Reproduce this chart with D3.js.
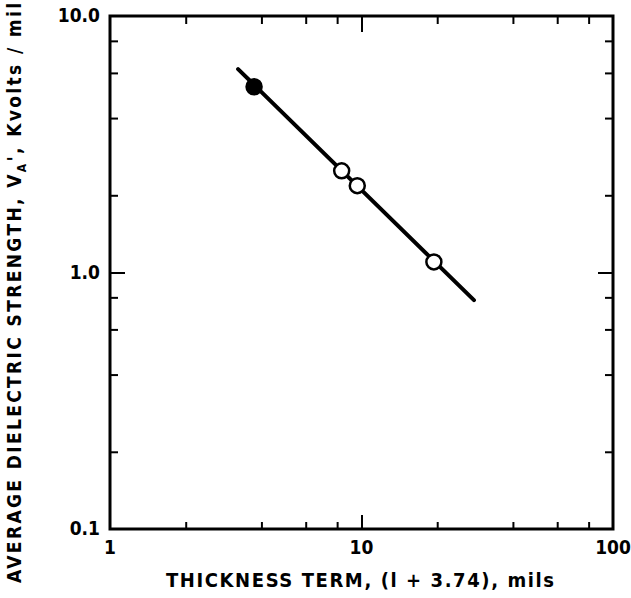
<!DOCTYPE html>
<html>
<head>
<meta charset="utf-8">
<script src="https://cdn.jsdelivr.net/npm/d3@7"></script>
<style>
  body { margin: 0; background: #fff; }
  svg text { font-family: "DejaVu Sans Condensed", "Liberation Sans Narrow", sans-serif; font-weight: bold; fill: #000; }
</style>
</head>
<body>
<svg width="631" height="598"></svg>
<script>
// measured points (l + 3.74 mils, Kvolts/mil)
var thickness = [3.74, 8.34, 9.62, 19.4];
var strength = [5.3, 2.49, 2.18, 1.10];
var filled = [true, false, false, false];

// fitted line end points
var fitX = [3.23, 28.0];
var fitY = [6.21, 0.78];

var xMinor = [2, 4, 6, 8, 20, 40, 60, 80];
var xMajor = [10];
var yMinor = [0.2, 0.4, 0.6, 0.8, 2, 4, 6, 8];
var yMajor = [1];
var xLabels = [1, 10, 100];
var xLabelText = ["1", "10", "100"];
var yLabels = [0.1, 1, 10];
var yLabelText = ["0.1", "1.0", "10.0"];

var svg = d3.select("svg");
var mLeft = 110, mRight = 613, mTop = 16, mBottom = 529;

var x = d3.scaleLog().domain([1, 100]).range([mLeft, mRight]);
var y = d3.scaleLog().domain([0.1, 10]).range([mBottom, mTop]);

// frame
svg.append("rect")
    .attr("x", mLeft).attr("y", mTop)
    .attr("width", mRight - mLeft).attr("height", mBottom - mTop)
    .attr("fill", "none").attr("stroke", "#000").attr("stroke-width", 3);

var tickAxis = function(g, axis){
    g.call(axis);
    g.select(".domain").remove();
    g.selectAll("line").attr("stroke", "#000").attr("stroke-width", 2);
};

svg.append("g").attr("transform", "translate(0," + mBottom + ")")
    .call(tickAxis, d3.axisBottom(x).tickValues(xMinor).tickSize(-7).tickFormat(""));
svg.append("g").attr("transform", "translate(0," + mBottom + ")")
    .call(tickAxis, d3.axisBottom(x).tickValues(xMajor).tickSize(-14).tickFormat(""));
svg.append("g").attr("transform", "translate(0," + mTop + ")")
    .call(tickAxis, d3.axisTop(x).tickValues(xMinor).tickSize(-8).tickFormat(""));
svg.append("g").attr("transform", "translate(0," + mTop + ")")
    .call(tickAxis, d3.axisTop(x).tickValues(xMajor).tickSize(-16).tickFormat(""));
svg.append("g").attr("transform", "translate(" + mLeft + ",0)")
    .call(tickAxis, d3.axisLeft(y).tickValues(yMinor).tickSize(-8).tickFormat(""));
svg.append("g").attr("transform", "translate(" + mLeft + ",0)")
    .call(tickAxis, d3.axisLeft(y).tickValues(yMajor).tickSize(-15).tickFormat(""));
svg.append("g").attr("transform", "translate(" + mRight + ",0)")
    .call(tickAxis, d3.axisRight(y).tickValues(yMinor).tickSize(-8).tickFormat(""));
svg.append("g").attr("transform", "translate(" + mRight + ",0)")
    .call(tickAxis, d3.axisRight(y).tickValues(yMajor).tickSize(-15).tickFormat(""));

// tick labels
svg.selectAll(".xl").data(xLabels).enter().append("text")
    .attr("x", function(d){ return x(d); })
    .attr("y", 554)
    .attr("text-anchor", "middle")
    .attr("font-size", 19)
    .text(function(d,i){ return xLabelText[i]; });

svg.selectAll(".yl").data(yLabels).enter().append("text")
    .attr("x", 100)
    .attr("y", function(d){ return y(d) + 6; })
    .attr("text-anchor", "end")
    .attr("font-size", 19)
    .text(function(d,i){ return yLabelText[i]; });

// axis titles
svg.append("text")
    .attr("x", 360).attr("y", 587)
    .attr("text-anchor", "middle")
    .attr("font-size", 20)
    .attr("textLength", 388)
    .text("THICKNESS TERM,  (l + 3.74),  mils");

var yt = svg.append("text")
    .attr("transform", "translate(21,583) rotate(-90)")
    .attr("font-size", 19)
    .attr("textLength", 580);
yt.append("tspan").text("AVERAGE DIELECTRIC STRENGTH,  V");
yt.append("tspan").attr("font-size", 12).attr("dy", 5).text("A");
yt.append("tspan").attr("dy", -5).text("',  Kvolts / mil");

// fitted line
var line = d3.line()
    .x(function(d){ return x(d[0]); })
    .y(function(d){ return y(d[1]); });
svg.append("path")
    .datum(d3.zip(fitX, fitY))
    .attr("d", line)
    .attr("fill", "none")
    .attr("stroke", "#000")
    .attr("stroke-width", 4)
    .attr("stroke-linecap", "round");

// points
svg.selectAll("circle").data(thickness).enter().append("circle")
    .attr("cx", function(d){ return x(d); })
    .attr("cy", function(d,i){ return y(strength[i]); })
    .attr("r", 7.5)
    .attr("fill", function(d,i){ return filled[i] ? "#000" : "#fff"; })
    .attr("stroke", "#000")
    .attr("stroke-width", 2.5);
</script>
</body>
</html>
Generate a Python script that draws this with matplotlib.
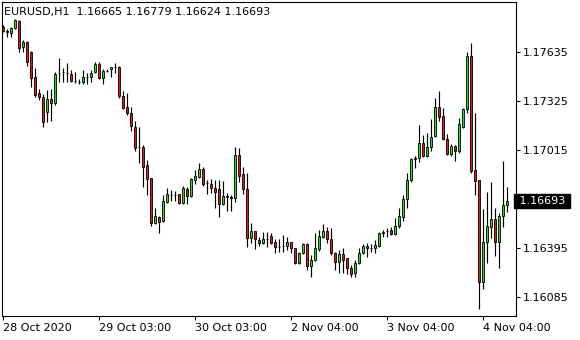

YOUR OBJECTIVE: All of the entries above should be duplicated exactly, except for the pictures.

EXERCISE RESPONSE:
Reproduce this chart with D3.js.
<!DOCTYPE html>
<html>
<head>
<meta charset="utf-8">
<script src="https://cdn.jsdelivr.net/npm/d3@7"></script>
<style>
  body { margin: 0; background: #fff; }
  svg text { font-family: "DejaVu Sans Condensed", "Liberation Sans Narrow", sans-serif; font-weight: bold; fill: #000; }
</style>
</head>
<body>
<svg width="631" height="598"></svg>
<script>
// measured points (l + 3.74 mils, Kvolts/mil)
var thickness = [3.74, 8.34, 9.62, 19.4];
var strength = [5.3, 2.49, 2.18, 1.10];
var filled = [true, false, false, false];

// fitted line end points
var fitX = [3.23, 28.0];
var fitY = [6.21, 0.78];

var xMinor = [2, 4, 6, 8, 20, 40, 60, 80];
var xMajor = [10];
var yMinor = [0.2, 0.4, 0.6, 0.8, 2, 4, 6, 8];
var yMajor = [1];
var xLabels = [1, 10, 100];
var xLabelText = ["1", "10", "100"];
var yLabels = [0.1, 1, 10];
var yLabelText = ["0.1", "1.0", "10.0"];

var svg = d3.select("svg");
var mLeft = 110, mRight = 613, mTop = 16, mBottom = 529;

var x = d3.scaleLog().domain([1, 100]).range([mLeft, mRight]);
var y = d3.scaleLog().domain([0.1, 10]).range([mBottom, mTop]);

// frame
svg.append("rect")
    .attr("x", mLeft).attr("y", mTop)
    .attr("width", mRight - mLeft).attr("height", mBottom - mTop)
    .attr("fill", "none").attr("stroke", "#000").attr("stroke-width", 3);

var tickAxis = function(g, axis){
    g.call(axis);
    g.select(".domain").remove();
    g.selectAll("line").attr("stroke", "#000").attr("stroke-width", 2);
};

svg.append("g").attr("transform", "translate(0," + mBottom + ")")
    .call(tickAxis, d3.axisBottom(x).tickValues(xMinor).tickSize(-7).tickFormat(""));
svg.append("g").attr("transform", "translate(0," + mBottom + ")")
    .call(tickAxis, d3.axisBottom(x).tickValues(xMajor).tickSize(-14).tickFormat(""));
svg.append("g").attr("transform", "translate(0," + mTop + ")")
    .call(tickAxis, d3.axisTop(x).tickValues(xMinor).tickSize(-8).tickFormat(""));
svg.append("g").attr("transform", "translate(0," + mTop + ")")
    .call(tickAxis, d3.axisTop(x).tickValues(xMajor).tickSize(-16).tickFormat(""));
svg.append("g").attr("transform", "translate(" + mLeft + ",0)")
    .call(tickAxis, d3.axisLeft(y).tickValues(yMinor).tickSize(-8).tickFormat(""));
svg.append("g").attr("transform", "translate(" + mLeft + ",0)")
    .call(tickAxis, d3.axisLeft(y).tickValues(yMajor).tickSize(-15).tickFormat(""));
svg.append("g").attr("transform", "translate(" + mRight + ",0)")
    .call(tickAxis, d3.axisRight(y).tickValues(yMinor).tickSize(-8).tickFormat(""));
svg.append("g").attr("transform", "translate(" + mRight + ",0)")
    .call(tickAxis, d3.axisRight(y).tickValues(yMajor).tickSize(-15).tickFormat(""));

// tick labels
svg.selectAll(".xl").data(xLabels).enter().append("text")
    .attr("x", function(d){ return x(d); })
    .attr("y", 554)
    .attr("text-anchor", "middle")
    .attr("font-size", 19)
    .text(function(d,i){ return xLabelText[i]; });

svg.selectAll(".yl").data(yLabels).enter().append("text")
    .attr("x", 100)
    .attr("y", function(d){ return y(d) + 6; })
    .attr("text-anchor", "end")
    .attr("font-size", 19)
    .text(function(d,i){ return yLabelText[i]; });

// axis titles
svg.append("text")
    .attr("x", 360).attr("y", 587)
    .attr("text-anchor", "middle")
    .attr("font-size", 20)
    .attr("textLength", 388)
    .text("THICKNESS TERM,  (l + 3.74),  mils");

var yt = svg.append("text")
    .attr("transform", "translate(21,583) rotate(-90)")
    .attr("font-size", 19)
    .attr("textLength", 580);
yt.append("tspan").text("AVERAGE DIELECTRIC STRENGTH,  V");
yt.append("tspan").attr("font-size", 12).attr("dy", 5).text("A");
yt.append("tspan").attr("dy", -5).text("',  Kvolts / mil");

// fitted line
var line = d3.line()
    .x(function(d){ return x(d[0]); })
    .y(function(d){ return y(d[1]); });
svg.append("path")
    .datum(d3.zip(fitX, fitY))
    .attr("d", line)
    .attr("fill", "none")
    .attr("stroke", "#000")
    .attr("stroke-width", 4)
    .attr("stroke-linecap", "round");

// points
svg.selectAll("circle").data(thickness).enter().append("circle")
    .attr("cx", function(d){ return x(d); })
    .attr("cy", function(d,i){ return y(strength[i]); })
    .attr("r", 7.5)
    .attr("fill", function(d,i){ return filled[i] ? "#000" : "#fff"; })
    .attr("stroke", "#000")
    .attr("stroke-width", 2.5);
</script>
</body>
</html>
Generate a Python script that draws this with matplotlib.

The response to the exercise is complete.